We will continue to see RFPs and we will continue to dutifully respond to them, but we are increasingly finding that a bottom up strategy works best for us and the larger companies that we are working with. This means:
  • Start with one or two magazines
  • Start with one or two modular services (universal subscriptions or branded iPad apps for individual magazines)
  • Work with a contract which allows the publisher to give notice on the service whenever they choose. Software as a service means that the service can be terminated by the publisher/customer whenever they choose.
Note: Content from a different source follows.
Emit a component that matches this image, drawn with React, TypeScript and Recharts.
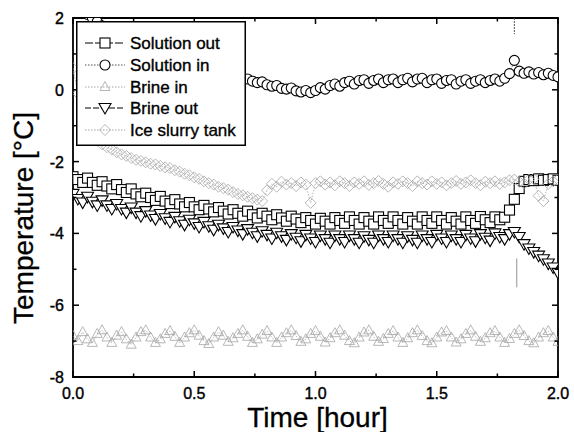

In the medium term a service provider does not build a good relationship by 'keeping customers captive' with an exclusive contract.
  • Continue to develop and improve the services in response to environmental changes (iOS 5 or Android or Twitter or HTML5 or whatever comes along next....)
  • Minimise up front charges and have the accent on 'shared success', which means payment by results.
  • Respect the needs of the end-user first and foremost, and then provide close attention to the requirements of the publisher or the content owner.
  • Don't try to do everything and avoid customised solutions for individual publishers. That principle guides scaleable solutions but makes it hard to cater to individual RFPs!
  • Focus on the resources and integration that we can provide through web services (ours and those provided by other companies: Google, Twitter, Facebook, Dropbox, Amazon, Apple and yes Salesforce and Box.net)
In short the API and the app store matter more to our publisher partners than the RFP.